:: STATED EXERCISE ::
Search the data below for the string "this". Extract every line that contains it.

:: DATA SECTION ::
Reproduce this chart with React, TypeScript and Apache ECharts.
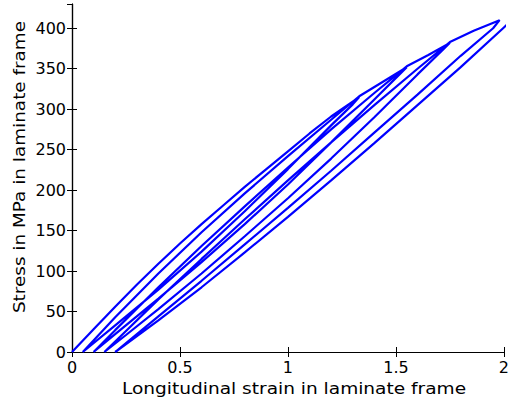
...
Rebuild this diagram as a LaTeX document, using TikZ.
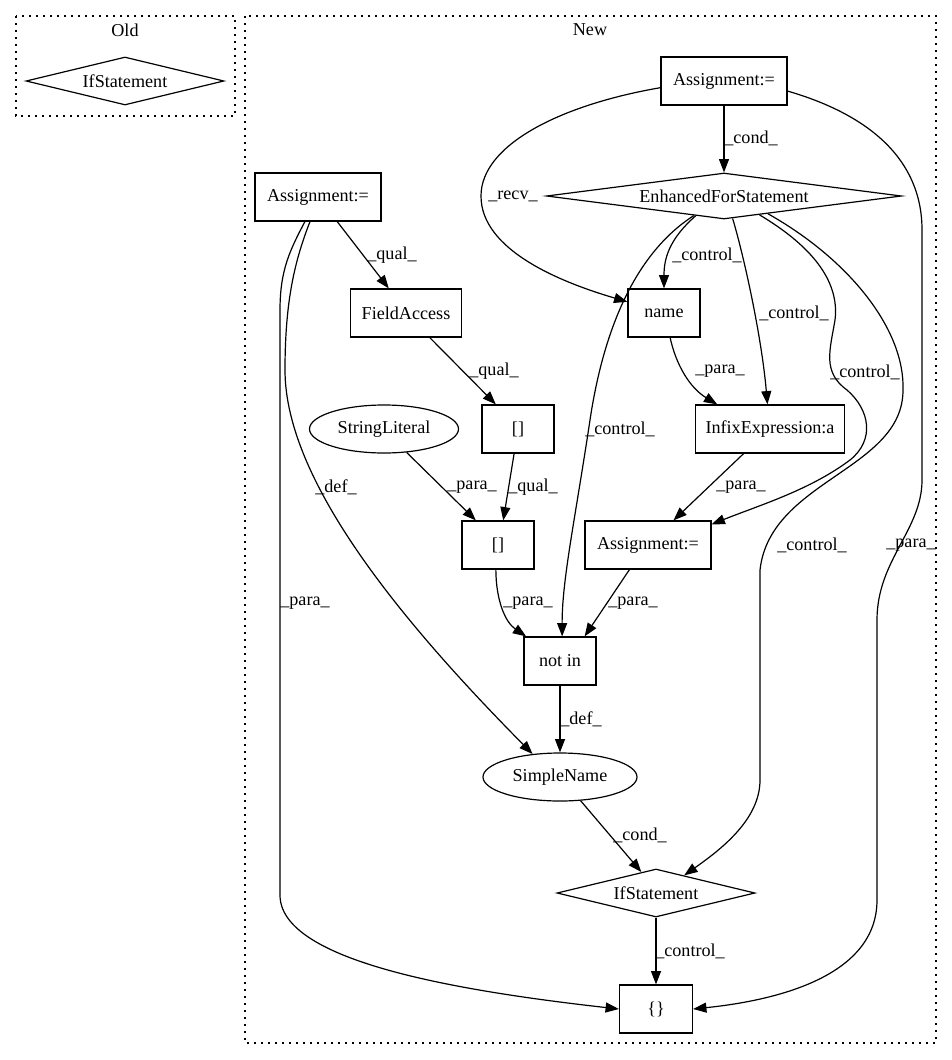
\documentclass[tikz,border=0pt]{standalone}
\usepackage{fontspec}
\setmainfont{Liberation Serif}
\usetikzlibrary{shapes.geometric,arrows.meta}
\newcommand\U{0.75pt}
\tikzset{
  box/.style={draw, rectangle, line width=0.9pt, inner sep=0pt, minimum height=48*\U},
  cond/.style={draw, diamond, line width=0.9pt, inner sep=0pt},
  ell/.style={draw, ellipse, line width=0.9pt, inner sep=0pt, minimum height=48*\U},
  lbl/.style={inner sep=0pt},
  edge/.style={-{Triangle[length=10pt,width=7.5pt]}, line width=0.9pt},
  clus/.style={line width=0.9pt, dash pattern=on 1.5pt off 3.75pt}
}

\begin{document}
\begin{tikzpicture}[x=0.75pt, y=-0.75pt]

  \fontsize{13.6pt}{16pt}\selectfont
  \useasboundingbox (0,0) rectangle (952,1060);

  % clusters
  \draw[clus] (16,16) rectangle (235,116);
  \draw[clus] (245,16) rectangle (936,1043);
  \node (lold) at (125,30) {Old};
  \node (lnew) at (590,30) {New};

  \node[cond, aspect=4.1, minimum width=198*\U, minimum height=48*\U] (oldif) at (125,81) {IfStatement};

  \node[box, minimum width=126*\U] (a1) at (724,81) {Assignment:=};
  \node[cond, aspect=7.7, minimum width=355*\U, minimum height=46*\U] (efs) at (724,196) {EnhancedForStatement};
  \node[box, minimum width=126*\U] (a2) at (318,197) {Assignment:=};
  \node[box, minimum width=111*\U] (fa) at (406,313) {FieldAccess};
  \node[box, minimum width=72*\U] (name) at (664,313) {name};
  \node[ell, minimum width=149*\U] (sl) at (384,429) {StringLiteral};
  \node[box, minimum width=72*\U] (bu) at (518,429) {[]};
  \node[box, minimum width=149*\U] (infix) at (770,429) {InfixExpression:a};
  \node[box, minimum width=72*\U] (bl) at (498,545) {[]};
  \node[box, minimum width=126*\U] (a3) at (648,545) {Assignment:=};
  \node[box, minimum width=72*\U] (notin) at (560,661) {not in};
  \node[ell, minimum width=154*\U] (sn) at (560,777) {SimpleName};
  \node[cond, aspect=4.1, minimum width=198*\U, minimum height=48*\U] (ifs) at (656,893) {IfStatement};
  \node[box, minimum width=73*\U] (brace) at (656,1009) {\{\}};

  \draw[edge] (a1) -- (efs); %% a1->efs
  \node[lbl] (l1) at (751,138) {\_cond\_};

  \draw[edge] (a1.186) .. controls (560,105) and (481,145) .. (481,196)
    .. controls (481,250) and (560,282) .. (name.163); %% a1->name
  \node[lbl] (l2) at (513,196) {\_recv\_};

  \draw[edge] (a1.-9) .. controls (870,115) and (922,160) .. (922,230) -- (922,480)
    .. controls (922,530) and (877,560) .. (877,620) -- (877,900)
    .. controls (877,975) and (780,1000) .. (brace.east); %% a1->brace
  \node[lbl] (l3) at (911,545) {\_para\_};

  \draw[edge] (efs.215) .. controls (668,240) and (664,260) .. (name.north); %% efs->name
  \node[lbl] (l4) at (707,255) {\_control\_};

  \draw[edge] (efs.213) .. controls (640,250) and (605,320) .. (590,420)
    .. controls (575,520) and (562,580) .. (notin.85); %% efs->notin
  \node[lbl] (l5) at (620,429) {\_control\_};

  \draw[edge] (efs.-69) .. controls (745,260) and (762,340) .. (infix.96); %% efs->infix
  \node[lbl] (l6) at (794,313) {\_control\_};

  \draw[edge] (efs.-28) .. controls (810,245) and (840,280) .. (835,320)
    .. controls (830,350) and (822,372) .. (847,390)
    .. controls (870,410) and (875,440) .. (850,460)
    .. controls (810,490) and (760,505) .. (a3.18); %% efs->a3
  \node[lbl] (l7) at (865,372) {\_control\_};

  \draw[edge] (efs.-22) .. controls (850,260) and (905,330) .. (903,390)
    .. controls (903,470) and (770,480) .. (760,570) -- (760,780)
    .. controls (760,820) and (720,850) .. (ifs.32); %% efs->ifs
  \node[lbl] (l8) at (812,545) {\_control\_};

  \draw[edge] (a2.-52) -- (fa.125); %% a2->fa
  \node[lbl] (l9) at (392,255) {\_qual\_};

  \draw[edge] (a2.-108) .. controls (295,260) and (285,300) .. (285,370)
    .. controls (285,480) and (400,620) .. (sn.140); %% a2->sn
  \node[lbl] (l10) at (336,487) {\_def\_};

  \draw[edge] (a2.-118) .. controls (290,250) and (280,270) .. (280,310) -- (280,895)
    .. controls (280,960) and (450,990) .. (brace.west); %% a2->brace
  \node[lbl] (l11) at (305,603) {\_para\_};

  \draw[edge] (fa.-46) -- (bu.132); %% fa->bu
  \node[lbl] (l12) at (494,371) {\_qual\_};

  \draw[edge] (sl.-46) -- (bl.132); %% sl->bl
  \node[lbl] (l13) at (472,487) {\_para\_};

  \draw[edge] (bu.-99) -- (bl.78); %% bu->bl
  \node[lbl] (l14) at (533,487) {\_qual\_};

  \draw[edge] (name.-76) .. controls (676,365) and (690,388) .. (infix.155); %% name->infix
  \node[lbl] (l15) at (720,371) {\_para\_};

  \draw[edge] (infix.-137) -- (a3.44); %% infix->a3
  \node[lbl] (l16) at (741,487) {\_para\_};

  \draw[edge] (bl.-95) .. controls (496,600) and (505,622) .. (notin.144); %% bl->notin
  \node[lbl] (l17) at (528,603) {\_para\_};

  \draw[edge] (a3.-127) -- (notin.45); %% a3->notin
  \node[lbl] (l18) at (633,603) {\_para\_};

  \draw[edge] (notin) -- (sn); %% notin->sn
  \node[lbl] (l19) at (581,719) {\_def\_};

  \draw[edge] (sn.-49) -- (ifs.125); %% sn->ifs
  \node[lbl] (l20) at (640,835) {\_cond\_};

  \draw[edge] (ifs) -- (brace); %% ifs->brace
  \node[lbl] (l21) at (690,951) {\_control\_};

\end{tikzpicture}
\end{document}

:: OUTPUT ::
Reproduce this chart with React, TypeScript and Apache ECharts.
Rebuild this diagram as a LaTeX document, using TikZ.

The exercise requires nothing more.